Believe it or not, Cain takes his tragic experience to an even deeper level of tzuris. In the midst of doing his own thing and not listening to correction, he then proceeds to blame everyone else for his problems! This seems to come out in two of his statements in the Torah. First, he asks the famous question “ha-shomer achi anochi? Am I my brother’s keeper?” To paraphrase, “God, why did you put me in this position?” Second, Cain takes issue with the consequences of his actions by asking, “Is my iniquity too great?” Evidently he questions God in the midst of his judgment. The tragic spiral of Cain’s life has just hit a new depth. After doing his own thing and ignoring God’s correction, he simply blames everyone else for his problems! It seems a logical conclusion as the Torah notes that after all this, “Cain left the presence of HaShem.” This was no doubt both a physical and spiritual departure. How sad. How unnecessary. But such are some of the lessons from the life of Cain.

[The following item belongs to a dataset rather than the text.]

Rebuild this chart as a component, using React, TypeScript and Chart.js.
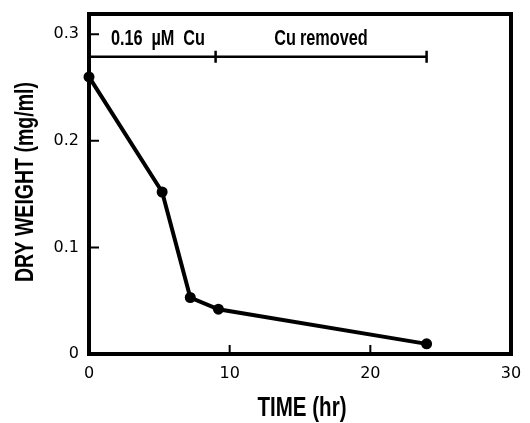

Maybe it is quite appropriate that this first parasha of the New Year reminds us all on how to mess up our lives? If we received the message of the Holy Days correctly, then we have re-established a good relationship with God and with those around us. It should be a little taste of Paradise restored. Let’s not mess up our own lives by following the example of Cain. Let us stay close and listen to our Messiah Yeshua to enjoy that abundant life he promised.